Note: If I open the properties of my Paul Hill user account and navigate to the Member Of tab, I will see this group listed there:
Back at the group’s Members tab, you can remove the user from this group by clicking the user name and selecting Remove.
The Active Directory primary group was created to support the UNIX POSIX integration for access control to resources.
POSIX (portable operating system interface for uni-X) is a set of standards designed to aid in the creation of cross platform software.
If you’re working in a Windows only environment, this won’t apply to you.
Member Of Tab
Going back to our AD Group, click the Member Of tab. This view lists all of the other groups that this group is a member of. That’s right, you can nest groups within groups.
You can click the Add button to add this current group as a member of another group if desired. Adding and removing memberships works exactly the same as adding or removing members.

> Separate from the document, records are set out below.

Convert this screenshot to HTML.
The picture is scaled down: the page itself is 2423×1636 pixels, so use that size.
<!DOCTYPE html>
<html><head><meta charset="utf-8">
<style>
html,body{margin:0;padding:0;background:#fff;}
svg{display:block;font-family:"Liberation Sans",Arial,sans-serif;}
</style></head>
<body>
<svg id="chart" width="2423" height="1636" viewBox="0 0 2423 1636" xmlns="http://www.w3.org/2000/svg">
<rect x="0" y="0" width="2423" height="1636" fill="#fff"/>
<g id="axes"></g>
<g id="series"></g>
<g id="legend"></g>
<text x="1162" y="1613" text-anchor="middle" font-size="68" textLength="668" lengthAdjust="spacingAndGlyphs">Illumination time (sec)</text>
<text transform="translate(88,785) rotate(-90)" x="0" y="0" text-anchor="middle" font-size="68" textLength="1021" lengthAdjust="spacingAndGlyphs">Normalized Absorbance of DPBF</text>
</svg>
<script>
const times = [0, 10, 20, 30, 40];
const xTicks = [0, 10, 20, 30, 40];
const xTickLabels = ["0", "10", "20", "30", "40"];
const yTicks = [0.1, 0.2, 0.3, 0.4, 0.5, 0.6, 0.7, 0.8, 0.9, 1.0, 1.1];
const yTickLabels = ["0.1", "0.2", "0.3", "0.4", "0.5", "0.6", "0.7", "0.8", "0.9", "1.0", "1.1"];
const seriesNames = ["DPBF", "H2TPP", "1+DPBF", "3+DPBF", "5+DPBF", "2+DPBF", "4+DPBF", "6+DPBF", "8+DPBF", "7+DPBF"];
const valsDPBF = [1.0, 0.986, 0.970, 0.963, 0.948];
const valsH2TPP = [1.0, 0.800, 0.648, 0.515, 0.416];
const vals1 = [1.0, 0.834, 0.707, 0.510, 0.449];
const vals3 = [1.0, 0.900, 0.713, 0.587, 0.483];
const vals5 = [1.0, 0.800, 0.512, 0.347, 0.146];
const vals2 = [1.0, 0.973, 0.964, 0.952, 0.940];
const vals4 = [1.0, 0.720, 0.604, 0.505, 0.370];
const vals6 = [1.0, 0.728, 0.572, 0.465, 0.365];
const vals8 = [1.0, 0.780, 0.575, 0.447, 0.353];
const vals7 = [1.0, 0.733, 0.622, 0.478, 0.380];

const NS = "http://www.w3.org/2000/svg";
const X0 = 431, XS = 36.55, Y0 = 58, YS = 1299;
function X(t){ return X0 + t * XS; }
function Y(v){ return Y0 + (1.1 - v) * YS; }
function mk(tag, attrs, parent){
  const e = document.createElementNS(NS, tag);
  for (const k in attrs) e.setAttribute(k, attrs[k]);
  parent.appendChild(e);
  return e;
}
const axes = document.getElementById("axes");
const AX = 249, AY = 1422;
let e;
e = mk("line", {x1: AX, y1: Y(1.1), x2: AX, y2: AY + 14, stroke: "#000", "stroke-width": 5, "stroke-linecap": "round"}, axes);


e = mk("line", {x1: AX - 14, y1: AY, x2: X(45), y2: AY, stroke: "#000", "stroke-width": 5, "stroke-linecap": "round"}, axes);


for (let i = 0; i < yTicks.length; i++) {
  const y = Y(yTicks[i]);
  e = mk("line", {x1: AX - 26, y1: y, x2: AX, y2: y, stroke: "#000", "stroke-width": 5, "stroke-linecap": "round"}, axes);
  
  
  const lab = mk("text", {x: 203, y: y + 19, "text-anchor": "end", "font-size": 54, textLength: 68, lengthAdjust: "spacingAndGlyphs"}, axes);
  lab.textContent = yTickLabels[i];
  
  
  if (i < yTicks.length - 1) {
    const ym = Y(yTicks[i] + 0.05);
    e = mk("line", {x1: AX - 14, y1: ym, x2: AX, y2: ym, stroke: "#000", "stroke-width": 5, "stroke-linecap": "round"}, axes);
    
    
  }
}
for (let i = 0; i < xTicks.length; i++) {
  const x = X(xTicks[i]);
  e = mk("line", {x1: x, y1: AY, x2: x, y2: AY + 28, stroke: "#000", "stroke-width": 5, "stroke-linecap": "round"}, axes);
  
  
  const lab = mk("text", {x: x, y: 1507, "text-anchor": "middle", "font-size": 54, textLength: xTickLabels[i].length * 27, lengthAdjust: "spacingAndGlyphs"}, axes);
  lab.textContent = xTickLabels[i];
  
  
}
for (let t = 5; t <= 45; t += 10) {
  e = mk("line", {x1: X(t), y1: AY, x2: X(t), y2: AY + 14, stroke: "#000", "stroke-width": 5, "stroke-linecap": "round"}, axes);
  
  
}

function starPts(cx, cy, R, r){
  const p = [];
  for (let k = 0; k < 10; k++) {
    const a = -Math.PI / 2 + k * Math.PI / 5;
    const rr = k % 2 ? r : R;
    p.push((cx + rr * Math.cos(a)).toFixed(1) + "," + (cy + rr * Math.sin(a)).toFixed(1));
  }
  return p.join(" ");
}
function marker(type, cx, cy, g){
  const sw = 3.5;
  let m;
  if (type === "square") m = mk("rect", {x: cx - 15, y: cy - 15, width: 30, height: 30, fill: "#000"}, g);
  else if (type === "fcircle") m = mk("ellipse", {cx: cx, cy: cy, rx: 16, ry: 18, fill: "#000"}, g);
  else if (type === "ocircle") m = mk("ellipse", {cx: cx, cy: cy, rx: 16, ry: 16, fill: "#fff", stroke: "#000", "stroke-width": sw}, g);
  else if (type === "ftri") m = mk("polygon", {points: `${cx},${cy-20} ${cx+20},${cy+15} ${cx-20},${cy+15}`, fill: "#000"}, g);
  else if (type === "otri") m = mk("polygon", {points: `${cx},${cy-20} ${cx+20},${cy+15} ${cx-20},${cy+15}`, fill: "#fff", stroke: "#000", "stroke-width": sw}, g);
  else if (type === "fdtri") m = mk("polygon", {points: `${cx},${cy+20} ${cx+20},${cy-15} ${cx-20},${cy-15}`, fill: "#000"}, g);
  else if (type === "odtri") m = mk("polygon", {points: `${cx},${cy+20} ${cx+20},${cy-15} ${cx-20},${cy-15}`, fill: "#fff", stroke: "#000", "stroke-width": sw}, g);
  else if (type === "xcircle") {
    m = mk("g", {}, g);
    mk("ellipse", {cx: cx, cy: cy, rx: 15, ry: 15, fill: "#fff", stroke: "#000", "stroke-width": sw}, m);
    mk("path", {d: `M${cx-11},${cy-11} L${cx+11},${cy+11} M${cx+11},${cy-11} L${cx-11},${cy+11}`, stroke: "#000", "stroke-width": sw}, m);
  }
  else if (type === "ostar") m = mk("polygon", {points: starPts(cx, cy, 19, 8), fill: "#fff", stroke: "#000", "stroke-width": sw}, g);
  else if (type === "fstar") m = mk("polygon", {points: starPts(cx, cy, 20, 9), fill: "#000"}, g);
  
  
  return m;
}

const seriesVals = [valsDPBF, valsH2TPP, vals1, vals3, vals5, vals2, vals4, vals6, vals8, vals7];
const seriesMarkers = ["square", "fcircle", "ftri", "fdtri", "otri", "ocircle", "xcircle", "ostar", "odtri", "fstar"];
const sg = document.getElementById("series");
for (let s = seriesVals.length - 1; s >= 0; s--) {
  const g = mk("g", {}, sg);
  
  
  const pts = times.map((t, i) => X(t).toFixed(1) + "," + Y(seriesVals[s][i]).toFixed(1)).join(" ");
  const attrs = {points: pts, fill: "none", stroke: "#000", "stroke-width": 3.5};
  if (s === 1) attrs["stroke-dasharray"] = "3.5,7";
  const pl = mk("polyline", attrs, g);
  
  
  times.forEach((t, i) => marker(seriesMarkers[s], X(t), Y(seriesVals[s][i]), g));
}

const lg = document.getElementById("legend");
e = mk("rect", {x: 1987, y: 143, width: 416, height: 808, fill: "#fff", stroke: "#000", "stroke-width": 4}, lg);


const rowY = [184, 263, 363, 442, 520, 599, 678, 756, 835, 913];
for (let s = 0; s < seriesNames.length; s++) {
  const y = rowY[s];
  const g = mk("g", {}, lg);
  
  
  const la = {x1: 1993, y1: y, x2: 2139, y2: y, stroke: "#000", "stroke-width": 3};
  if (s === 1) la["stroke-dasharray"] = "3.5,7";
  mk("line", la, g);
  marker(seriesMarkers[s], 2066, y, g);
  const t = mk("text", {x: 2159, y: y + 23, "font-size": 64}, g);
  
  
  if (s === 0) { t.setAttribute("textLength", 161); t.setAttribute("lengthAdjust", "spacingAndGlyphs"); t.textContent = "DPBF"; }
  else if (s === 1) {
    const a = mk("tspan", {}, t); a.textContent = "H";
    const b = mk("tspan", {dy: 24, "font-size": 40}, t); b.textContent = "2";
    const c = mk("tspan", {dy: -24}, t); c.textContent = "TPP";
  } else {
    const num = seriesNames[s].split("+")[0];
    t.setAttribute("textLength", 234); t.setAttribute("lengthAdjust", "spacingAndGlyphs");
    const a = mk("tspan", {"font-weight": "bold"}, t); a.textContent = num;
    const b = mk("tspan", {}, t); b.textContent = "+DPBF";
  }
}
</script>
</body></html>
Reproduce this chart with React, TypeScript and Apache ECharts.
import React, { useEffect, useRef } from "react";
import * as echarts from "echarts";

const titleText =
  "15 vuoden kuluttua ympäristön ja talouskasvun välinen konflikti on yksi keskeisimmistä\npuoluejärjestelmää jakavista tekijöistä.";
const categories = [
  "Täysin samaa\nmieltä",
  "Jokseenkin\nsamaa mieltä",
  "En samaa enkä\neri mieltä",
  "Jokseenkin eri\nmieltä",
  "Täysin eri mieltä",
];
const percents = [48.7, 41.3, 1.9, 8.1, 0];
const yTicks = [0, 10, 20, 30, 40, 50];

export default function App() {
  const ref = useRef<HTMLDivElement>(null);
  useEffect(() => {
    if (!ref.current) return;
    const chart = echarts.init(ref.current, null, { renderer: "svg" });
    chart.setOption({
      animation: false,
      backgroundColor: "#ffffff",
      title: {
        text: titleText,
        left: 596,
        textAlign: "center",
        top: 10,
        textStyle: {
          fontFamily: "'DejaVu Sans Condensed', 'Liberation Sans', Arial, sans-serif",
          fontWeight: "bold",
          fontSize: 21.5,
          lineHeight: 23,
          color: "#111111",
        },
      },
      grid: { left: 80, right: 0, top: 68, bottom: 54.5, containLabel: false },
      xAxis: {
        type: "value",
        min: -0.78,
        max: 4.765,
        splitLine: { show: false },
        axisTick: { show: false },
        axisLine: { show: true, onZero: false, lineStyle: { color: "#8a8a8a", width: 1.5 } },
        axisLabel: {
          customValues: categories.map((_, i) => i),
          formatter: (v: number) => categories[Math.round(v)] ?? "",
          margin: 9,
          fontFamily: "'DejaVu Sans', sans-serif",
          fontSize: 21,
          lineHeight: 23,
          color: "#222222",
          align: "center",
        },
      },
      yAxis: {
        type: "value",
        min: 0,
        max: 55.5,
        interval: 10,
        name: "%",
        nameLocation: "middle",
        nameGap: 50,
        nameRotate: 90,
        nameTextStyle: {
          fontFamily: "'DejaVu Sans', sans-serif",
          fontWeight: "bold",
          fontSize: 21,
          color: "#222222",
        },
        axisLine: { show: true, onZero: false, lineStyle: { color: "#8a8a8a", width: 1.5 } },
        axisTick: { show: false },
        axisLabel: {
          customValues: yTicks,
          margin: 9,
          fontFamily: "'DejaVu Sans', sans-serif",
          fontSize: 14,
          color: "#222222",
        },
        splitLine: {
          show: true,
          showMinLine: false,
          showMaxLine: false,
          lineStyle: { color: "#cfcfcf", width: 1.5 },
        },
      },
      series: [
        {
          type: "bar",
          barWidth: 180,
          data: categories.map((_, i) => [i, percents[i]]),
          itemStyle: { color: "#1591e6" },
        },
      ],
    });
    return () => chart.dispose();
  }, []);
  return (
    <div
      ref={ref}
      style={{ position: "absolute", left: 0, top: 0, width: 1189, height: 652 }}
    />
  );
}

The Managed By tab will allow you to grant control of the Group by a non-admin user. I can add my user Paul Hill and select Manager can update membership list:
Now if this user can use something like RSAT to connect to Active Directory remotely and manage the members of this group.
To delete an Active Directory group, simply right-click the group and select Delete:
This will automatically remove all the associated members and memberships of the group.